The formatter must not move splats (|$expr) past literal entries or each other.

Quoting

  • String values use single quotes by default: title: 'home'.
  • Switch to double quotes when the value contains a single quote, a newline/tab/CR escape, or uses #{…} / !{…} interpolation.
  • Symbol form (:value) is normalized to a quoted string. The attribute renderer cannot distinguish the two after parsing, so there is no canonical spelling to preserve.

Splats

  • |$expr keeps its position relative to surrounding entries.
  • No space between | and the expression.

Embedded code

  • One space follows the operator: = expr, - stmt, != raw, &= forced, ~ preserve.
  • Multi-line expressions (trailing comma or unbalanced brackets) keep continuation lines aligned to the column of the first non-operator character on the opening line.

Plain text

  • A line that is purely literal text and does not begin with a HAML sigil (%, ., #, =, -, !, &, ~, /, :, \, !!!) is emitted verbatim.
  • A leading \ escape is kept only when needed to disambiguate the first character. The formatter strips a redundant \ (one whose removal still parses as plain text).

Comments

  • HTML comment lead: / text with exactly one space after the slash on the single-line form; the block form is / on its own line with the body indented.
  • Conditional comment: /[expr]. The bracketed expression has no surrounding whitespace.
  • Revealed conditional: /![expr].
  • Silent comment: -# text with one space after -# for the inline form.

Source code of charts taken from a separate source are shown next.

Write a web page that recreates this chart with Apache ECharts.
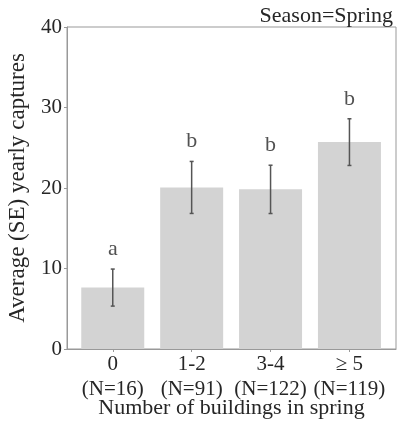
<!DOCTYPE html>
<html>
<head>
<meta charset="utf-8">
<script src="https://cdn.jsdelivr.net/npm/echarts@6/dist/echarts.min.js"></script>
<style>html,body{margin:0;background:#fff}</style>
</head>
<body>
<div id="main" style="width:400px;height:421px"></div>
<script>
const categories = ['0', '1-2', '3-4', '\u2265 5'];
const sampleN = ['(N=16)', '(N=91)', '(N=122)', '(N=119)'];
const means = [7.63, 20.07, 19.83, 25.7];
const se = [2.3, 3.23, 3.0, 2.9];
const letters = ['a', 'b', 'b', 'b'];

const font = 'Liberation Serif';
const txt = '#262626';
const idx = categories.map((c, i) => i);

const chart = echarts.init(document.getElementById('main'));
chart.setOption({
  animation: false,
  title: {
    text: 'Season=Spring', right: 2, top: 0,
    textStyle: {fontFamily: font, fontSize: 22, fontWeight: 'normal', color: txt}
  },
  grid: {
    left: 67, right: 4, top: 27, bottom: 72,
    outerBoundsMode: 'none', containLabel: false,
    show: true, borderColor: '#999', borderWidth: 1
  },
  xAxis: {
    type: 'value', min: -0.58, max: 3.59,
    name: 'Number of buildings in spring', nameLocation: 'middle', nameGap: 48,
    nameMoveOverlap: false,
    nameTextStyle: {fontFamily: font, fontSize: 22, color: txt},
    axisLine: {onZero: false, lineStyle: {color: '#999'}},
    axisTick: {show: true, customValues: idx, length: 3, lineStyle: {color: '#999'}},
    axisLabel: {
      customValues: idx, fontFamily: font, fontSize: 21, color: txt, lineHeight: 25, margin: 3,
      formatter: v => categories[v] + '\n' + sampleN[v]
    },
    splitLine: {show: false}
  },
  yAxis: {
    type: 'value', min: 0, max: 40, interval: 10,
    name: 'Average (SE) yearly captures', nameLocation: 'middle', nameGap: 38,
    nameMoveOverlap: false,
    nameTextStyle: {fontFamily: font, fontSize: 23, color: txt},
    axisLine: {show: true, onZero: false, lineStyle: {color: '#999'}},
    axisTick: {show: true, length: 3, lineStyle: {color: '#999'}},
    axisLabel: {fontFamily: font, fontSize: 21, color: txt, margin: 5},
    splitLine: {show: false}
  },
  series: [
    {
      type: 'bar', barWidth: 63,
      itemStyle: {color: '#d3d3d3'},
      data: means.map((m, i) => [i, m])
    },
    {
      type: 'custom',
      data: means.map((m, i) => [i, m - se[i], m + se[i]]),
      renderItem: (params, api) => {
        const lo = api.coord([api.value(0), api.value(1)]);
        const hi = api.coord([api.value(0), api.value(2)]);
        const st = {stroke: '#555', lineWidth: 1.5};
        return {type: 'group', children: [
          {type: 'line', shape: {x1: lo[0], y1: lo[1], x2: hi[0], y2: hi[1]}, style: st},
          {type: 'line', shape: {x1: lo[0] - 2, y1: lo[1], x2: lo[0] + 2, y2: lo[1]}, style: st},
          {type: 'line', shape: {x1: hi[0] - 2, y1: hi[1], x2: hi[0] + 2, y2: hi[1]}, style: st}
        ]};
      },
      z: 3
    },
    {
      type: 'scatter', symbolSize: 0,
      data: means.map((m, i) => [i, m + se[i]]),
      label: {
        show: true, position: 'top', distance: 9,
        fontFamily: font, fontSize: 22, color: txt,
        formatter: p => letters[p.dataIndex]
      }
    }
  ]
});
</script>
</body>
</html>
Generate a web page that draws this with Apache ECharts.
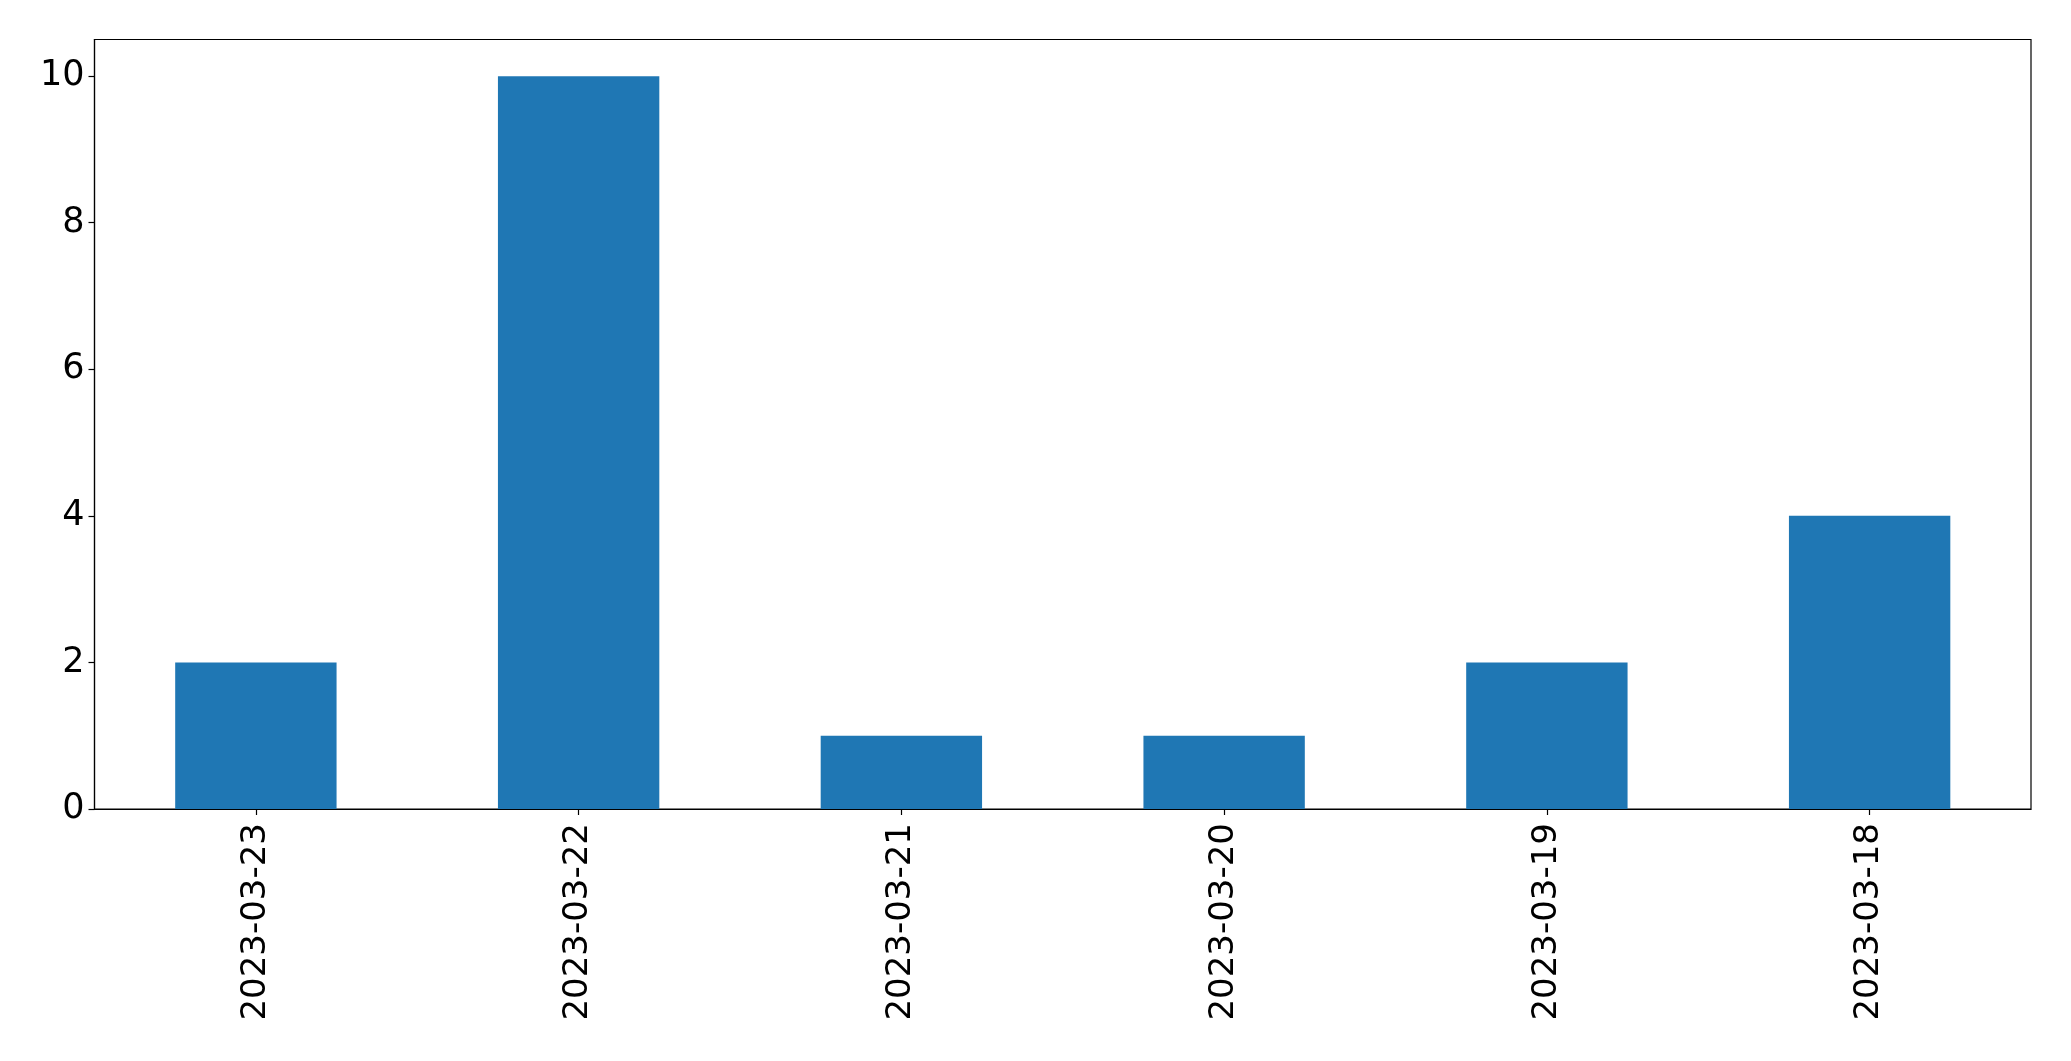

Block silent comments place -# alone on a line with the opaque body indented.

Doctype

  • The doctype line (if present) is the first non-blank line of the file.
  • Capitalization of named variants is preserved (!!! Strict, !!! 1.1).
  • Exactly one space between !!! and any argument.

Filters

  • Filter head is :name flush at the parent indent.
  • Body is indented two spaces beyond the filter head.
  • The smallest indent across the body is not further normalized — relative indentation inside the body is part of the filter's contract.
  • A blank line is preserved between the filter and its next sibling when present in source; the formatter does not insert one.

What is not canonicalized

The formatter preserves all of the following exactly as the user wrote them, because rewriting would either change semantics or destroy information the parser cannot recover:

  • Splat order relative to literal entries.
  • The text of any filter body (filters are opaque to the formatter).
  • The text of -# silent-comment bodies.
  • Conditional-comment expressions inside [ … ].
  • Whitespace inside double-quoted strings and #{…} interpolations.

These constructs are canonicalized — the parser collapses them to a single representation, so the formatter cannot recover the original spelling:

  • HTML-style attribute lists ( … ) collapse to hash-style { … }.
  • Symbol attribute values (:value) collapse to quoted strings.

Idempotency

For every source x that parses successfully, fmt(x) parses to the same AST as x, and fmt(fmt(x)) == fmt(x) byte-for-byte. The emitter sub-tasks (haml fmt for tags, attributes, filters, etc.) each carry their own idempotency tests, and the CLI integration includes an end-to-end check that the full file round-trips.